A bit in an ordinary computer records one of two states, which we usually think of as 0 or 1. In some of the earliest computers, a bit was recorded as either a hole or no hole, in a paper punch card or in a paper tape. As computers got more advanced, the ways to represent bits changed: You could translate a 0 or 1 from the "open" or "closed" position of an electrical relay, the magnetic polarity of a strip of film, the presence or absence of a tiny pit on a disc that is read by a laser, or two different levels of electric charge.

A qubit, on the other hand, takes advantage of some of the quirky features of quantum mechanics. Since particles can exist in a superposition of states, a qubit is a mixture of both 0 and 1 at the same time. And if you could link qubits together, you could take advantage of quantum entanglement, also known as "spooky action at a distance," the ability of particles to instantaneously influence each other no matter how far apart they are.

What's the use?

So, what's the usefulness of all these odd features of quantum computing? Well, thanks to those quantum mechanical quirks, a quantum computer could crunch complicated calculations much quicker than the fastest computers today. Because the qubit exists in a superposition of one and zero, rather than one or the other, it can use ones, zeroes, and the superposition of both. By being able to encode multiple possibilities in its fundamental units, the quantum computer should be able to tackle problems beyond the reach of normal computers, like quickly calculating the factors (all the numbers that can be multiplied together to create another number — the factors of 12 are 1, 2, 3, 4, 6, and 12) of very large numbers.

Calculating factors might not seem like a big deal — until you realize that factoring plays a huge role in encryption. Theoretically, a quantum computer could be the key to taking away the protections that are used to keep credit card numbers secret in online shopping or to create untraceable email addresses for whistleblowers.

"That is the 'killer app' in quantum computing: Stuff like factoring numbers, breaking code — basically being a big pain in the butt to the places with three letters…NSA, CIA, et cetera," says MIT mechanical engineer Seth Lloyd (who sparred with Carnegie Mellon University computer scientist Edward Fredkin at the 2011 World Science Festival program "Rebooting the Cosmos" over whether any useful quantum computer could ever be made.)

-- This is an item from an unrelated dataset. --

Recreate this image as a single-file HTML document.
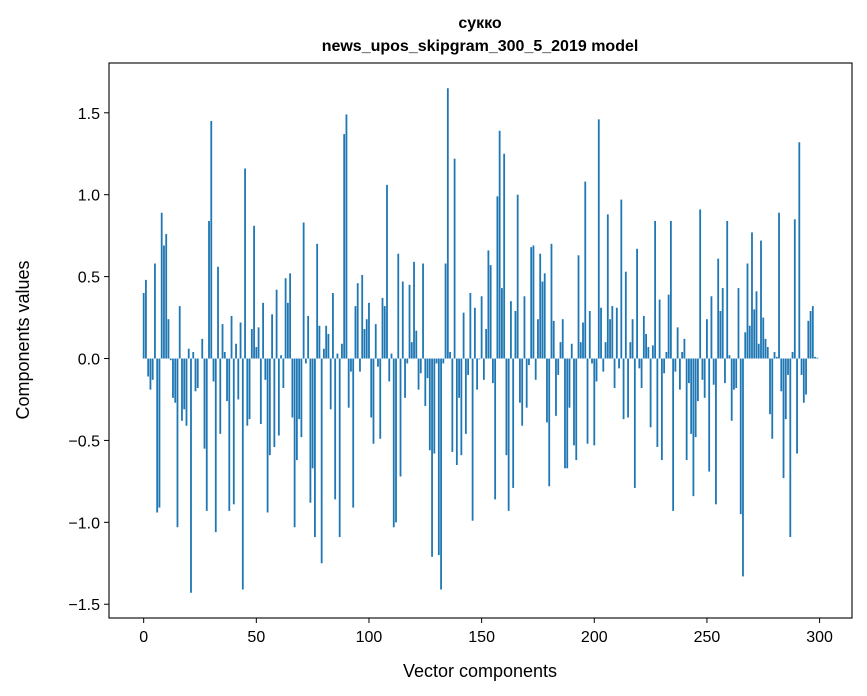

Just as quantum computers could allow for someone to easily bypass existing encryption methods, the technology could allow people to encrypt information in new and even more secure ways. And codes aren't the only use for quantum computers: We could use them to peer even deeper into the underlying fabric of reality.

"The bottom of the world is quantum mechanical — is digital," Lloyd says. "In my mind, the most important application of quantum computing is understanding the fundamentally digital nature of the universe."